9. Prioritize the greater good
One department celebrates a win while the system strains quietly in the background. Metrics improve in one area as pressure builds elsewhere, unnoticed until consequences surface.
What
This principle centers decisions on collective outcomes rather than localized success. Strong teams consider how choices affect the broader system, not just a single group or metric.
Why
Identity and affiliation shape judgment in powerful ways. People naturally favor decisions that benefit their immediate group. Systems thinking helps counter this bias by widening perspective and supporting long-term performance and trust across the organization (Amodio, 2019).
How
Evaluate ripple effects across teams, roles, and processes before finalizing decisions. Consider who benefits, who absorbs cost, and how those effects interact over time. Shared awareness strengthens alignment and reduces unintended consequences.
Quick Tip
Ask a grounding question before deciding: Which option best serves the organization as a whole?
10. Test new solutions
Progress favors experimentation over perfection. Movement creates insight that planning alone rarely provides.
What
This principle values testing ideas through action rather than waiting for certainty. Experimentation allows teams to learn in real time and adapt based on evidence rather than assumption.
Why
Exploration activates dopaminergic motivation systems that support learning, curiosity, and persistence (Bromberg-Martin & Monosov, 2020). Small tests reduce perceived risk while increasing engagement, helping teams stay energized and open to refinement. The brain responds positively to progress and feedback, even when outcomes require adjustment.
How
Pilot ideas on a manageable scale. Observe results closely. Refine approaches based on what emerges rather than committing prematurely to untested solutions. Reflection strengthens learning and improves future decision-making.
Quick Tip
Frame experiments as learning opportunities rather than final answers. Clear framing reduces fear of failure and encourages thoughtful iteration.
Key Takeaways
Issue-solving works best as a shared, learnable practice rather than an individual personality trait.

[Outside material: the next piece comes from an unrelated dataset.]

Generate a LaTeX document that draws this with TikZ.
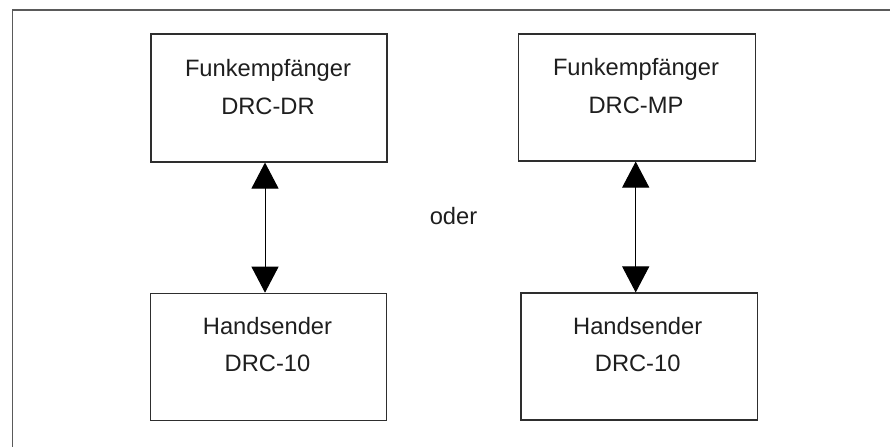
\documentclass[tikz,border=0pt]{standalone}
\usepackage{fontspec}
\setmainfont{Liberation Sans}
\usetikzlibrary{arrows.meta}
\definecolor{framegray}{HTML}{5A5A5A}
\definecolor{boxline}{HTML}{2E2E2E}
\definecolor{txt}{HTML}{1E1E1E}
\tikzset{
  unitbox/.style={draw=boxline, line width=1.1pt, rectangle, inner sep=0pt},
  lbl/.style={anchor=base, inner sep=0pt, text=txt, font=\fontsize{23.7}{28}\selectfont},
  link/.style={draw=black, line width=1pt, {Triangle[width=27pt,length=26pt]}-{Triangle[width=27pt,length=26pt]}, shorten <=0pt, shorten >=0pt}
}
\begin{document}
\begin{tikzpicture}[x=1pt,y=-1pt]
\useasboundingbox (0,0) rectangle (890,447);
\draw[framegray, line width=1.4pt] (890,10) -- (12.5,10) -- (12.5,447);
% boxes
\node[unitbox, minimum width=236pt, minimum height=128pt] (rx1) at (269,98) {};
\node[unitbox, minimum width=237.5pt, minimum height=127pt] (rx2) at (637,97.5) {};
\node[unitbox, minimum width=236pt, minimum height=127.5pt] (tx1) at (268.7,357) {};
\node[unitbox, minimum width=236.7pt, minimum height=127pt] (tx2) at (639.3,356.5) {};
% labels
\node[lbl] (rx1a) at (268,76) {Funkempfänger};
\node[lbl] (rx1b) at (268,114) {DRC-DR};
\node[lbl] (rx2a) at (636,75.5) {Funkempfänger};
\node[lbl] (rx2b) at (636,113.5) {DRC-MP};
\node[lbl] (tx1a) at (267.5,334) {Handsender};
\node[lbl] (tx1b) at (267.5,371) {DRC-10};
\node[lbl] (tx2a) at (637.7,334) {Handsender};
\node[lbl] (tx2b) at (637.7,371) {DRC-10};
\node[lbl] (oder) at (453.5,224.3) {oder};
% connectors
\draw[link] ([xshift=-4pt]rx1.south) -- ([xshift=-4pt]rx1.south |- tx1.north);
\draw[link] ([xshift=-1.3pt]rx2.south) -- ([xshift=-1.3pt]rx2.south |- tx2.north);
\end{tikzpicture}
\end{document}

Team performance reflects cognitive load, emotional regulation, and psychological safety as much as skill or experience.
Clear ownership and focused attention support stronger decision-making and follow-through.
Courage develops through supported engagement with challenging conversations.
Clear direction reduces mental fatigue and restores momentum.
Action creates the conditions for learning and improvement.
Early attention prevents small issues from escalating into larger disruptions.
Firsthand information protects accuracy and reduces unnecessary tension.
Thoughtful experimentation sustains energy, curiosity, and progress.
Final Reflection
Strong teams solve issues most effectively through shared habits aligned with how brains think, feel, and decide under real-world conditions. Attention becomes more intentional and courage grows steadier. Forward motion feels sustainable rather than forced.
Meeting rooms begin to feel different as these habits take root. Decisions settle with greater confidence as conversations deepen and carry more meaning. Energy returns to the work itself instead of being spent on uncertainty or avoidance.
Strength develops quietly, built through practice, trust, and consistent care for how people work together.
Note: The ten issue-solving principles referenced in this piece are adapted from Gino Wickman’s Traction and expanded through contemporary cognitive and behavioral science research.